==== Information provided ====
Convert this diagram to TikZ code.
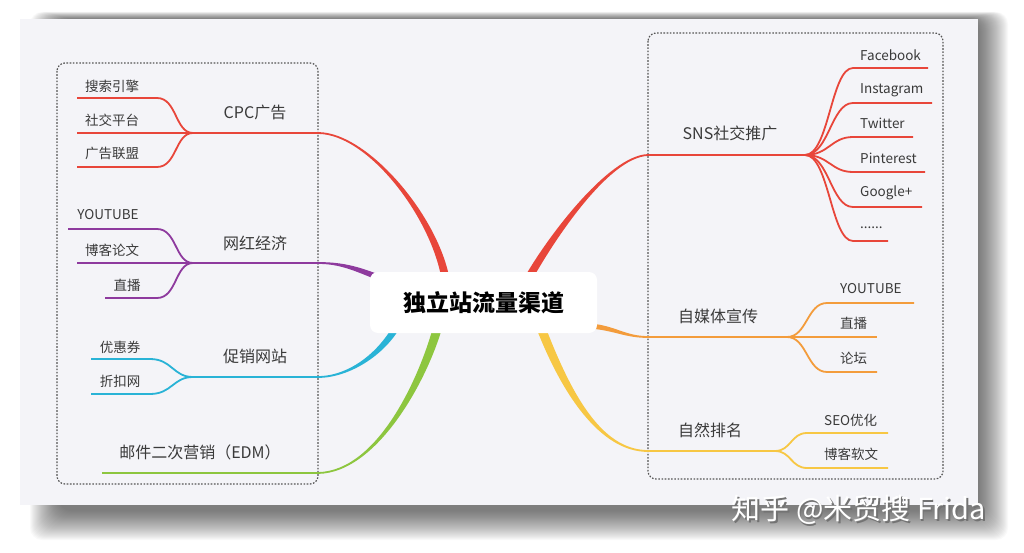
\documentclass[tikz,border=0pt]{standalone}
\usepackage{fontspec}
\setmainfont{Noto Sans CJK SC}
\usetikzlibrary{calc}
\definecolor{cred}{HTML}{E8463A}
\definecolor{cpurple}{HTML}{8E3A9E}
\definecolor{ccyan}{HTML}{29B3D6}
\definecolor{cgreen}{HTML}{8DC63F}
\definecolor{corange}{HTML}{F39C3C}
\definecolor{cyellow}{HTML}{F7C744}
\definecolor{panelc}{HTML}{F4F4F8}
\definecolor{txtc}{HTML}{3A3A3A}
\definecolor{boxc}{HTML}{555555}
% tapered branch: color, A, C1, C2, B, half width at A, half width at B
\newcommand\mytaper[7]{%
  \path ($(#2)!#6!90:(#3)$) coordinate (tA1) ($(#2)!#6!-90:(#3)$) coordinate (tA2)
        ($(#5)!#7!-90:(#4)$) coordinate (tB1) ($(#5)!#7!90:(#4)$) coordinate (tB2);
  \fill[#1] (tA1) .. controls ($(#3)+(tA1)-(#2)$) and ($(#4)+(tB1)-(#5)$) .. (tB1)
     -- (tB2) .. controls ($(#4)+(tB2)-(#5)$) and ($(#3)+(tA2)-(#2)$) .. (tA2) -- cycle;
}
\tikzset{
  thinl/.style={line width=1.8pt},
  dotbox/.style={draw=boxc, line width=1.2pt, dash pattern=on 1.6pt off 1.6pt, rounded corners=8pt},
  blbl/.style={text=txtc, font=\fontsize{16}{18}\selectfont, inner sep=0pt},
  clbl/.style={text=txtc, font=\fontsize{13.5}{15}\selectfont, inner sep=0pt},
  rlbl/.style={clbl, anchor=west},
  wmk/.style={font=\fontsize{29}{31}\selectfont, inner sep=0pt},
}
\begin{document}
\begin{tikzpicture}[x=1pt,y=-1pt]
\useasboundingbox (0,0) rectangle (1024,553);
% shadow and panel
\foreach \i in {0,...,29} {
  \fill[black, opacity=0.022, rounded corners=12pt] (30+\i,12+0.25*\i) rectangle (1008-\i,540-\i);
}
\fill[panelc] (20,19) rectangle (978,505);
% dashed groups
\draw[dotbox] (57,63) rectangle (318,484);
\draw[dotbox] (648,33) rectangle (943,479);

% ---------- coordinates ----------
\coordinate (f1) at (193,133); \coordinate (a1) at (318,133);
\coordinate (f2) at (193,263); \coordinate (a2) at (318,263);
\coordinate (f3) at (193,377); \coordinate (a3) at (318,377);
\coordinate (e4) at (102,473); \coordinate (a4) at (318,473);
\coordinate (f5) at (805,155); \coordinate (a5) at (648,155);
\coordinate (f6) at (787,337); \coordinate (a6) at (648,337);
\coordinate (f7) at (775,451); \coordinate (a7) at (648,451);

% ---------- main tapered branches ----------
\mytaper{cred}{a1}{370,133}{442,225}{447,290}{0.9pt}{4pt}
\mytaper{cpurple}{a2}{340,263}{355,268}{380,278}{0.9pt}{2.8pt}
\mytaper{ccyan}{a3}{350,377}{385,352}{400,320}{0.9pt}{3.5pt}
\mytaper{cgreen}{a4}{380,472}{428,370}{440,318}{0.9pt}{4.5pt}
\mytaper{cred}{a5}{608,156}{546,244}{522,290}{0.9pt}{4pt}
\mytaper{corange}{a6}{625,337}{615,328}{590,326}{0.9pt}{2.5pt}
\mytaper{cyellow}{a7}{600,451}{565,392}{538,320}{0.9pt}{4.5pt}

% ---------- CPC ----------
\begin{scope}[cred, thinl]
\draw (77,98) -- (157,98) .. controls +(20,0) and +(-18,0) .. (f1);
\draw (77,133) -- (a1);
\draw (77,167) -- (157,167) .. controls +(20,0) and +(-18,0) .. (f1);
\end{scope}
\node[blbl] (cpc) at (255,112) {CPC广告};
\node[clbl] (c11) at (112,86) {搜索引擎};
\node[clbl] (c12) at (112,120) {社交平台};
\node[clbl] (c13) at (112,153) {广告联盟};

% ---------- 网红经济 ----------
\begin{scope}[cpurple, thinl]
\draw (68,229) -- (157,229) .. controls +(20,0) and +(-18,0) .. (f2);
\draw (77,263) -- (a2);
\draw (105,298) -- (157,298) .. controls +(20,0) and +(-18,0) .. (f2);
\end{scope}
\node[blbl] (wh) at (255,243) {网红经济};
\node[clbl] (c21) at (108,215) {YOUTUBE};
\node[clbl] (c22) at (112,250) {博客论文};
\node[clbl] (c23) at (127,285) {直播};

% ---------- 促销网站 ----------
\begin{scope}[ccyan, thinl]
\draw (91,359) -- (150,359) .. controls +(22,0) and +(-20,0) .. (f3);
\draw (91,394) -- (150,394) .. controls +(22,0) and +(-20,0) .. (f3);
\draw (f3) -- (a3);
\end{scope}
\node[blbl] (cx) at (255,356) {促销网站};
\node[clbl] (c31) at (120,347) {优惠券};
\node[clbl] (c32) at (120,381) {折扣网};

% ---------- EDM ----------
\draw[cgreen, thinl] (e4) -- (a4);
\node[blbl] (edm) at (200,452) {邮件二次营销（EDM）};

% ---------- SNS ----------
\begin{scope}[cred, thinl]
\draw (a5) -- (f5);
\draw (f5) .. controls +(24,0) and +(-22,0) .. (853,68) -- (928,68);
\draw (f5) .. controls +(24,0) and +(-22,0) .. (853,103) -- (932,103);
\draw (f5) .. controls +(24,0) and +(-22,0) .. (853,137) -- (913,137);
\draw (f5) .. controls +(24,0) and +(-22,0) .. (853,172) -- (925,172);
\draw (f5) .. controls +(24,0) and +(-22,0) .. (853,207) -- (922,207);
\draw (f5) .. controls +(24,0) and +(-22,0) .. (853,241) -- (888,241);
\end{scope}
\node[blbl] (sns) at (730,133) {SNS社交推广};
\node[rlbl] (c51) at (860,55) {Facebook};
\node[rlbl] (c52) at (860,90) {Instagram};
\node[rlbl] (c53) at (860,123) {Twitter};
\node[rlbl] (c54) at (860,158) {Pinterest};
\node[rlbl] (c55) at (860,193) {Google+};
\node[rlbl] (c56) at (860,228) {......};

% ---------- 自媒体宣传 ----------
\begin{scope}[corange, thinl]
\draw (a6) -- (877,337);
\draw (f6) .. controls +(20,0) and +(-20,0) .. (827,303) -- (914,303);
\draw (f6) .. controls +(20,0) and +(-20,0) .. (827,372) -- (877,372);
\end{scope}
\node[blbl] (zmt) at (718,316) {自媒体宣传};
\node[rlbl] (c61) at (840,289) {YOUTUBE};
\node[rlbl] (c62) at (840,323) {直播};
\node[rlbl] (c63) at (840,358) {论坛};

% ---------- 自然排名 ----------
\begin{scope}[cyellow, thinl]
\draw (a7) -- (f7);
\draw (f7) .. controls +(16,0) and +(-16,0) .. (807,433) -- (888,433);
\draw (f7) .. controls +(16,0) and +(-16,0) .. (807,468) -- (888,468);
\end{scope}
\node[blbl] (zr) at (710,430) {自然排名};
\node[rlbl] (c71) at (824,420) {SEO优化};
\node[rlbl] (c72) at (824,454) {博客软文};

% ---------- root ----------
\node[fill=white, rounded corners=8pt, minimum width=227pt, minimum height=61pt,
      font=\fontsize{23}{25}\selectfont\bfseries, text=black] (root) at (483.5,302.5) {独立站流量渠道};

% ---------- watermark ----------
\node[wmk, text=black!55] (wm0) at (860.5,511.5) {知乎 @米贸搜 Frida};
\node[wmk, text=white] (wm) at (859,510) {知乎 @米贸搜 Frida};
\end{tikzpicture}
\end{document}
====
Required task:
Extract the lines exactly, please: the first line of the listing, the line with "(648,33) rectangle (943,479);", and every line between them, but no pictures.

Solution to the problem:
Convert this diagram to TikZ code.
\documentclass[tikz,border=0pt]{standalone}
\usepackage{fontspec}
\setmainfont{Noto Sans CJK SC}
\usetikzlibrary{calc}
\definecolor{cred}{HTML}{E8463A}
\definecolor{cpurple}{HTML}{8E3A9E}
\definecolor{ccyan}{HTML}{29B3D6}
\definecolor{cgreen}{HTML}{8DC63F}
\definecolor{corange}{HTML}{F39C3C}
\definecolor{cyellow}{HTML}{F7C744}
\definecolor{panelc}{HTML}{F4F4F8}
\definecolor{txtc}{HTML}{3A3A3A}
\definecolor{boxc}{HTML}{555555}
% tapered branch: color, A, C1, C2, B, half width at A, half width at B
\newcommand\mytaper[7]{%
  \path ($(#2)!#6!90:(#3)$) coordinate (tA1) ($(#2)!#6!-90:(#3)$) coordinate (tA2)
        ($(#5)!#7!-90:(#4)$) coordinate (tB1) ($(#5)!#7!90:(#4)$) coordinate (tB2);
  \fill[#1] (tA1) .. controls ($(#3)+(tA1)-(#2)$) and ($(#4)+(tB1)-(#5)$) .. (tB1)
     -- (tB2) .. controls ($(#4)+(tB2)-(#5)$) and ($(#3)+(tA2)-(#2)$) .. (tA2) -- cycle;
}
\tikzset{
  thinl/.style={line width=1.8pt},
  dotbox/.style={draw=boxc, line width=1.2pt, dash pattern=on 1.6pt off 1.6pt, rounded corners=8pt},
  blbl/.style={text=txtc, font=\fontsize{16}{18}\selectfont, inner sep=0pt},
  clbl/.style={text=txtc, font=\fontsize{13.5}{15}\selectfont, inner sep=0pt},
  rlbl/.style={clbl, anchor=west},
  wmk/.style={font=\fontsize{29}{31}\selectfont, inner sep=0pt},
}
\begin{document}
\begin{tikzpicture}[x=1pt,y=-1pt]
\useasboundingbox (0,0) rectangle (1024,553);
% shadow and panel
\foreach \i in {0,...,29} {
  \fill[black, opacity=0.022, rounded corners=12pt] (30+\i,12+0.25*\i) rectangle (1008-\i,540-\i);
}
\fill[panelc] (20,19) rectangle (978,505);
% dashed groups
\draw[dotbox] (57,63) rectangle (318,484);
\draw[dotbox] (648,33) rectangle (943,479);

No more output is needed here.